EXERCISE INSTRUCTIONS
Leave the pictures out and retype the lines from the beginning through the line with "const bulkDensity = [81.6, 100, 101, 115, 125];", both ends included.

DATASET EXCERPT
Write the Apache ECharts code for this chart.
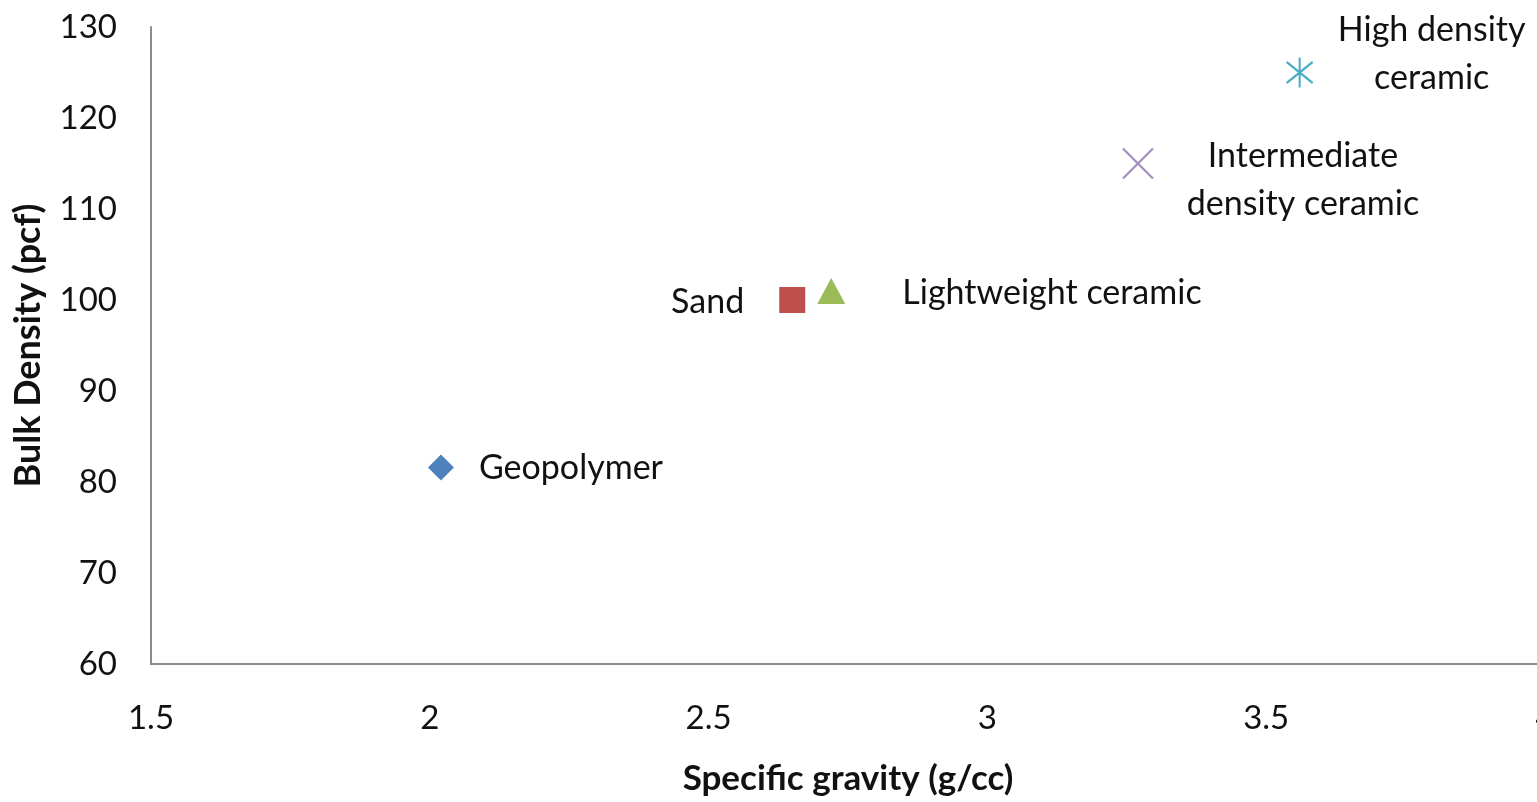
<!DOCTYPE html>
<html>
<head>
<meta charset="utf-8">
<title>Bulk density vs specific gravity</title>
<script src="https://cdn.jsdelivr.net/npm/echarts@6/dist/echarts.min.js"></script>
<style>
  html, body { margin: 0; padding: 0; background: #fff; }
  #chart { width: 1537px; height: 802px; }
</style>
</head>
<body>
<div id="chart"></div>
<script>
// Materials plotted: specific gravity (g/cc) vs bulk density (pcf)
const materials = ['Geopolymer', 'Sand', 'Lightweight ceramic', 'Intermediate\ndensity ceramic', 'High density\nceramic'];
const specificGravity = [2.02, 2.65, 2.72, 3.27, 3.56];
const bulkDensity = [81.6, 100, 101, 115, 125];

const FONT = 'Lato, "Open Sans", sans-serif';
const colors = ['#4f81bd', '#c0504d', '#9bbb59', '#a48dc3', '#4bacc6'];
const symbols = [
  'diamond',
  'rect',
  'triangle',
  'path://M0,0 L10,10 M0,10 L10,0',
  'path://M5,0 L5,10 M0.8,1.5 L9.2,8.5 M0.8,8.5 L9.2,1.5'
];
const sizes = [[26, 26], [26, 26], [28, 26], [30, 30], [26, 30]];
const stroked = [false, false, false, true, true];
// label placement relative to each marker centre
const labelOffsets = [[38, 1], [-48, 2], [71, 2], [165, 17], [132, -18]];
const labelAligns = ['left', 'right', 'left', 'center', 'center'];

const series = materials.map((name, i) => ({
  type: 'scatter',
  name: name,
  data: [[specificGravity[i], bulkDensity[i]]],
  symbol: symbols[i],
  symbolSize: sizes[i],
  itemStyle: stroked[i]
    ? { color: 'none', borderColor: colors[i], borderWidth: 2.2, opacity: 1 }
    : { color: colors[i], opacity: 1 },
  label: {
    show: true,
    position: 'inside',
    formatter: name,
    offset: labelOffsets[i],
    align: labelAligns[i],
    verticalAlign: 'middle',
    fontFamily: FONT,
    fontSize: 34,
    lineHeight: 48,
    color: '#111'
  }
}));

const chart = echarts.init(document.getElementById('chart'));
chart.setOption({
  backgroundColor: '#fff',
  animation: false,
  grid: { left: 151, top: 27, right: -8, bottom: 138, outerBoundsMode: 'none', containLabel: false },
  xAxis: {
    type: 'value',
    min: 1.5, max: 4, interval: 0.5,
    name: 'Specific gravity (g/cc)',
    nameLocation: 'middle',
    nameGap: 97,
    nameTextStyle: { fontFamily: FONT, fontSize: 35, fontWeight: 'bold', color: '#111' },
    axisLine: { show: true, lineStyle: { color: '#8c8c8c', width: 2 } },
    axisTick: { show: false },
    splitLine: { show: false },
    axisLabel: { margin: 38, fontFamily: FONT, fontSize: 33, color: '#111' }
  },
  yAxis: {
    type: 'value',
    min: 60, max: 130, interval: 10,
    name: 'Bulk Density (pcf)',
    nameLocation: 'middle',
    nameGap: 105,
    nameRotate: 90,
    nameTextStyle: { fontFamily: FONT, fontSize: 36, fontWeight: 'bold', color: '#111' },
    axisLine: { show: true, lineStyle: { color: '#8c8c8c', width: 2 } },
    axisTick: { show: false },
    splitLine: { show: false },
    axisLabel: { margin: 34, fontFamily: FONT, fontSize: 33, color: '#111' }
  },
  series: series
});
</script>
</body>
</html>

PROBLEM SOLUTION
Write the Apache ECharts code for this chart.
<!DOCTYPE html>
<html>
<head>
<meta charset="utf-8">
<title>Bulk density vs specific gravity</title>
<script src="https://cdn.jsdelivr.net/npm/echarts@6/dist/echarts.min.js"></script>
<style>
  html, body { margin: 0; padding: 0; background: #fff; }
  #chart { width: 1537px; height: 802px; }
</style>
</head>
<body>
<div id="chart"></div>
<script>
// Materials plotted: specific gravity (g/cc) vs bulk density (pcf)
const materials = ['Geopolymer', 'Sand', 'Lightweight ceramic', 'Intermediate\ndensity ceramic', 'High density\nceramic'];
const specificGravity = [2.02, 2.65, 2.72, 3.27, 3.56];
const bulkDensity = [81.6, 100, 101, 115, 125];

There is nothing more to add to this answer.